> [DIRECTION]: Quote every line as written. Omit pictures.

> [DATASET EXTRACT]:

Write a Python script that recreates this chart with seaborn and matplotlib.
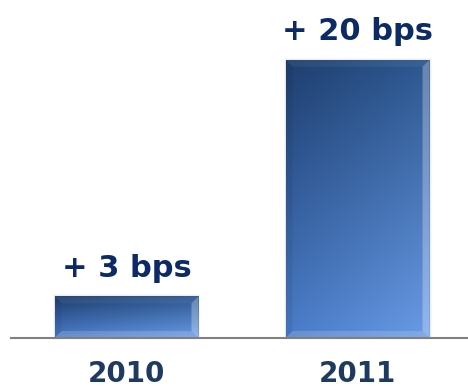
import numpy as np
import matplotlib
matplotlib.use("Agg")
import matplotlib.pyplot as plt
import seaborn as sns
import pandas as pd
from matplotlib.colors import to_rgb
from matplotlib.patches import Polygon, Rectangle

# Year-over-year change, in basis points
years = ["2010", "2011"]
change_bps = [3, 20]
value_labels = ["+ 3 bps", "+ 20 bps"]

sns.set_theme(style="white")
plt.rcParams["font.family"] = ["DejaVu Sans"]

LABEL_COLOR = "#0B2A66"
YEAR_COLOR = "#1F3A60"

fig = plt.figure(figsize=(4.68, 3.9), dpi=100)
ax = fig.add_axes([11 / 468, 52 / 390, 457 / 468, 338 / 390])

df = pd.DataFrame({"year": years, "bps": change_bps})
sns.barplot(data=df, x="year", y="bps", ax=ax, width=0.623,
            color="#3d6bb0", saturation=1, zorder=2)

XLIM = (-0.5, 1.478)
YLIM = (0, 24.3)


def corner_gradient(n=96):
    tl, tr, bl, br = [np.array(to_rgb(c)) for c in
                      ("#1E3E6E", "#2D5890", "#4A7CC8", "#6A9BE6")]
    u = np.linspace(0, 1, n)[None, :, None]
    v = np.linspace(0, 1, n)[:, None, None]
    top = tl * (1 - u) + tr * u
    bot = bl * (1 - u) + br * u
    return top * (1 - v) + bot * v


grad = corner_gradient()
ax_w_px = 457
ax_h_px = 338
bevel_px = 7
dx = bevel_px * (XLIM[1] - XLIM[0]) / ax_w_px
dy = bevel_px * (YLIM[1] - YLIM[0]) / ax_h_px
px_x = (XLIM[1] - XLIM[0]) / ax_w_px
px_y = (YLIM[1] - YLIM[0]) / ax_h_px

for patch in ax.patches:
    x0, y0 = patch.get_x(), patch.get_y()
    w, h = patch.get_width(), patch.get_height()
    x1, y1 = x0 + w, y0 + h

    # soft halo behind the bar
    for k, a in ((2, 0.04), (1, 0.07)):
        ax.add_patch(Rectangle((x0 - k * px_x, y0), w + 2 * k * px_x,
                               h + k * px_y, facecolor="#606060",
                               edgecolor="none", alpha=a, zorder=1))

    im = ax.imshow(grad, extent=(x0, x1, y0, y1), origin="upper",
                   aspect="auto", interpolation="bilinear", zorder=2)
    im.set_clip_path(patch)
    patch.set_facecolor("none")
    patch.set_edgecolor("none")

    bevels = [
        ([(x0, y1), (x1, y1), (x1 - dx, y1 - dy), (x0 + dx, y1 - dy)], "white", 0.06),
        ([(x1, y1), (x1, y0), (x1 - dx, y0 + dy), (x1 - dx, y1 - dy)], "white", 0.28),
        ([(x0, y0), (x1, y0), (x1 - dx, y0 + dy), (x0 + dx, y0 + dy)], "white", 0.16),
        ([(x0, y1), (x0, y0), (x0 + dx, y0 + dy), (x0 + dx, y1 - dy)], "#0A1A35", 0.08),
    ]
    for pts, col, a in bevels:
        ax.add_patch(Polygon(pts, closed=True, facecolor=col,
                             edgecolor="none", alpha=a, zorder=3))

for i, (value, label) in enumerate(zip(change_bps, value_labels)):
    ax.annotate(label, xy=(i, value), xytext=(0, 14),
                textcoords="offset points", ha="center", va="baseline",
                fontsize=22, fontweight="bold", color=LABEL_COLOR)

ax.set_xlim(*XLIM)
ax.set_ylim(*YLIM)
ax.set_xlabel("")
ax.set_ylabel("")
ax.set_yticks([])
ax.tick_params(axis="x", length=0, pad=16, labelsize=20, labelcolor=YEAR_COLOR)
for lbl in ax.get_xticklabels():
    lbl.set_fontweight("bold")

for side in ("left", "top", "right"):
    ax.spines[side].set_visible(False)
ax.spines["bottom"].set_color("#808080")
ax.spines["bottom"].set_linewidth(1.5)
ax.spines["bottom"].set_zorder(5)

fig.savefig("out.png", dpi=100)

> [CORRECT RESPONSE]:
Write a Python script that recreates this chart with seaborn and matplotlib.
import numpy as np
import matplotlib
matplotlib.use("Agg")
import matplotlib.pyplot as plt
import seaborn as sns
import pandas as pd
from matplotlib.colors import to_rgb
from matplotlib.patches import Polygon, Rectangle

# Year-over-year change, in basis points
years = ["2010", "2011"]
change_bps = [3, 20]
value_labels = ["+ 3 bps", "+ 20 bps"]

sns.set_theme(style="white")
plt.rcParams["font.family"] = ["DejaVu Sans"]

LABEL_COLOR = "#0B2A66"
YEAR_COLOR = "#1F3A60"

fig = plt.figure(figsize=(4.68, 3.9), dpi=100)
ax = fig.add_axes([11 / 468, 52 / 390, 457 / 468, 338 / 390])

df = pd.DataFrame({"year": years, "bps": change_bps})
sns.barplot(data=df, x="year", y="bps", ax=ax, width=0.623,
            color="#3d6bb0", saturation=1, zorder=2)

XLIM = (-0.5, 1.478)
YLIM = (0, 24.3)


def corner_gradient(n=96):
    tl, tr, bl, br = [np.array(to_rgb(c)) for c in
                      ("#1E3E6E", "#2D5890", "#4A7CC8", "#6A9BE6")]
    u = np.linspace(0, 1, n)[None, :, None]
    v = np.linspace(0, 1, n)[:, None, None]
    top = tl * (1 - u) + tr * u
    bot = bl * (1 - u) + br * u
    return top * (1 - v) + bot * v


grad = corner_gradient()
ax_w_px = 457
ax_h_px = 338
bevel_px = 7
dx = bevel_px * (XLIM[1] - XLIM[0]) / ax_w_px
dy = bevel_px * (YLIM[1] - YLIM[0]) / ax_h_px
px_x = (XLIM[1] - XLIM[0]) / ax_w_px
px_y = (YLIM[1] - YLIM[0]) / ax_h_px

for patch in ax.patches:
    x0, y0 = patch.get_x(), patch.get_y()
    w, h = patch.get_width(), patch.get_height()
    x1, y1 = x0 + w, y0 + h

    # soft halo behind the bar
    for k, a in ((2, 0.04), (1, 0.07)):
        ax.add_patch(Rectangle((x0 - k * px_x, y0), w + 2 * k * px_x,
                               h + k * px_y, facecolor="#606060",
                               edgecolor="none", alpha=a, zorder=1))

    im = ax.imshow(grad, extent=(x0, x1, y0, y1), origin="upper",
                   aspect="auto", interpolation="bilinear", zorder=2)
    im.set_clip_path(patch)
    patch.set_facecolor("none")
    patch.set_edgecolor("none")

    bevels = [
        ([(x0, y1), (x1, y1), (x1 - dx, y1 - dy), (x0 + dx, y1 - dy)], "white", 0.06),
        ([(x1, y1), (x1, y0), (x1 - dx, y0 + dy), (x1 - dx, y1 - dy)], "white", 0.28),
        ([(x0, y0), (x1, y0), (x1 - dx, y0 + dy), (x0 + dx, y0 + dy)], "white", 0.16),
        ([(x0, y1), (x0, y0), (x0 + dx, y0 + dy), (x0 + dx, y1 - dy)], "#0A1A35", 0.08),
    ]
    for pts, col, a in bevels:
        ax.add_patch(Polygon(pts, closed=True, facecolor=col,
                             edgecolor="none", alpha=a, zorder=3))

for i, (value, label) in enumerate(zip(change_bps, value_labels)):
    ax.annotate(label, xy=(i, value), xytext=(0, 14),
                textcoords="offset points", ha="center", va="baseline",
                fontsize=22, fontweight="bold", color=LABEL_COLOR)

ax.set_xlim(*XLIM)
ax.set_ylim(*YLIM)
ax.set_xlabel("")
ax.set_ylabel("")
ax.set_yticks([])
ax.tick_params(axis="x", length=0, pad=16, labelsize=20, labelcolor=YEAR_COLOR)
for lbl in ax.get_xticklabels():
    lbl.set_fontweight("bold")

for side in ("left", "top", "right"):
    ax.spines[side].set_visible(False)
ax.spines["bottom"].set_color("#808080")
ax.spines["bottom"].set_linewidth(1.5)
ax.spines["bottom"].set_zorder(5)

fig.savefig("out.png", dpi=100)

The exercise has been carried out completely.